History and museums, Natural sights
Kahaluʻu Bay (/ˌkɑːhəˈluːʔuː/; Hawaiian pronunciation: ˈkɐhɐˈluʔu) is a historic district and popular recreation area on the Kona coast of the Big Island of Hawaiʻi.
This area has been populated for about 500 years, and in the 18th and 19th centuries was an important royal residence. One major feature is Pa o ka menehune (which means literally "wall of the ancients"), a breakwater constructed in Ancient Hawaii that might have once enclosed the entire bay. Since construction of a heiau using the dry-stack masonry technique (uhau humu pohaku) was a major undertaking, it is unusual to find the concentration of about ten that were built on this bay.
The Kuʻemanu Heiau is on the north end of the bay. This was used by royalty to view surfing and as a residence. Nearby the Keawaiki canoe landing site is popular today with local surfers.
Two ancient fishponds called Waikuaʻala and Poʻo Hawaiʻi are still visible. Royal Governor John Adams Kuakini had a thatched roof house, and King David Kalākaua built a beach house in this area which has been reconstructed. South of the bay is Hāpaialiʻi Heiau, associated with astrological observation, built between 1411 and 1465 and restored in 2007. The Keʻeku Heiau was used for human sacrifice (luakini) and Kapuanoni Heiau were also built just south of the bay. Petroglyphs thought to depict the defeat of Kamalalawalu of Maui by Lonoikamakahiki can be viewed at low tide near the temples. Several kuʻula (sacred stones, said to have been brought from Maui) were monuments to the plentiful fish and Green turtles that are still found in the bay.
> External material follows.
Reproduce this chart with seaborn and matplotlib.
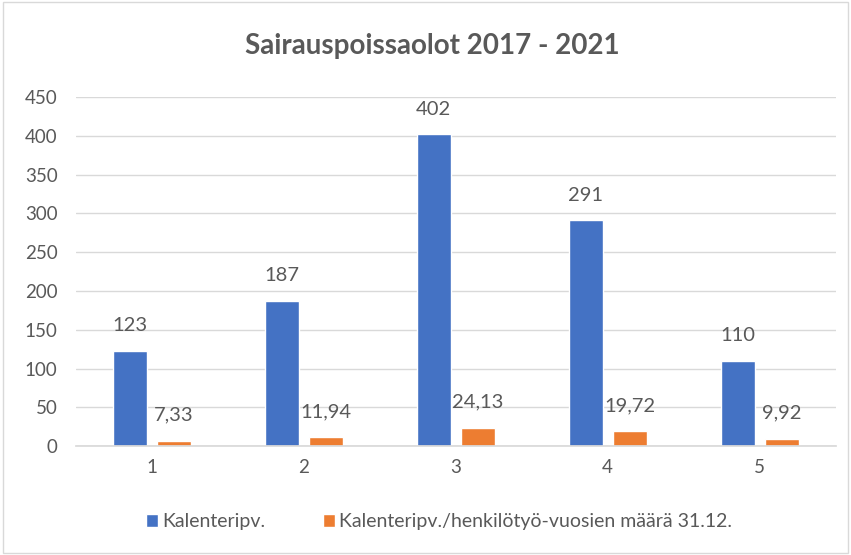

Across Aliʻi Drive from the bay are the stone ruins of the original Helani Church built in 1861 by Rev. John D. Paris. It was built on the ruins of the ʻOhiʻamukumuku Heiau. As the population moved inland, a new Helani Church was constructed at a higher elevation still used by the congregation today.
On the grounds of a former Kahuna's house, a Catholic church officially called "Saint Peter's by the Sea" was built in 1880 on Laʻaloa bay, and then moved to its present location in 1912, run by the Saint Michael the Archangel Catholic Church Parish. It is commonly known as "the little blue church", and is used as a landmark for canoe races.
In 1970, the Keauhou Beach Hotel was built on the point South of the bay. The hotel was bought in 1987 for $13M by the Azabu Building Company, headed by Japanese businessman Kitaro Watanabe. Plans were to enlarge it and build a larger resort combined with the Kona Lagoon Hotel (built in 1975), and more facilities across the street, to be called the Azabu Kona Beach Resort. There was also a botanical park called Kona Gardens on the uphill (mauka) side of the street. However, the investors suffered financial problems in the 1990s. The other properties were abandoned, reverting to the holder of the lease in 1995, the investment arm of Kamehameha Schools, which eventually also bought the remaining hotel. In June 1996, three of the executives were arrested in Tokyo, suspected of concealing assets from creditors. In 1997, the hotel was sold again to Trinity Investments from Chicago. The 462-room Kona Lagoon Hotel, closed since 1988, had fallen into disrepair. Local people said the project was "cursed" because of all the sacred sites in the area, and it was torn down in 2004, with long-term plans to restore the historic sites. In 2012, Kamehameha Schools announced plans to close and eventually demolish the Keauhou Beach Hotel, and to build a cultural and educational complex on the site. The hotel closed in October 2012. As of August 2014, demolition is planned for fall 2015.
The Kalahuu Bay District was added to the National Register of Historic Places on December 27, 1974.
The bay is still used today by surfers, with a surf school across the street from the ancient canoe landing. The area around the bay was added to the National Register of Historic Places in 1974 as historic district number 74000713 in 1974. The state registry lists it as site 10-37-4150. The south end of the bay became Kahaluʻu Beach County Park in 1953, a popular snorkeling spot, although the beach is rocky with some gray sand. The parking lot is open 7am - 11pm, and lifeguards are on duty during limited hours.
The Kohala Center sponsors a program called ReefTeach to educate visitors about the preservation of the bay, and has produced some educational videos on the history of the area. An educational festival called the Ocean Fair is held here as part of the Kona Earth Festival, associated with Earth Day. The hotel is now called the Outrigger Keauhou Beach Resort. Two more Heiaus on this point are being reconstructed. Directly south of this point is another historic area, Keauhou Bay.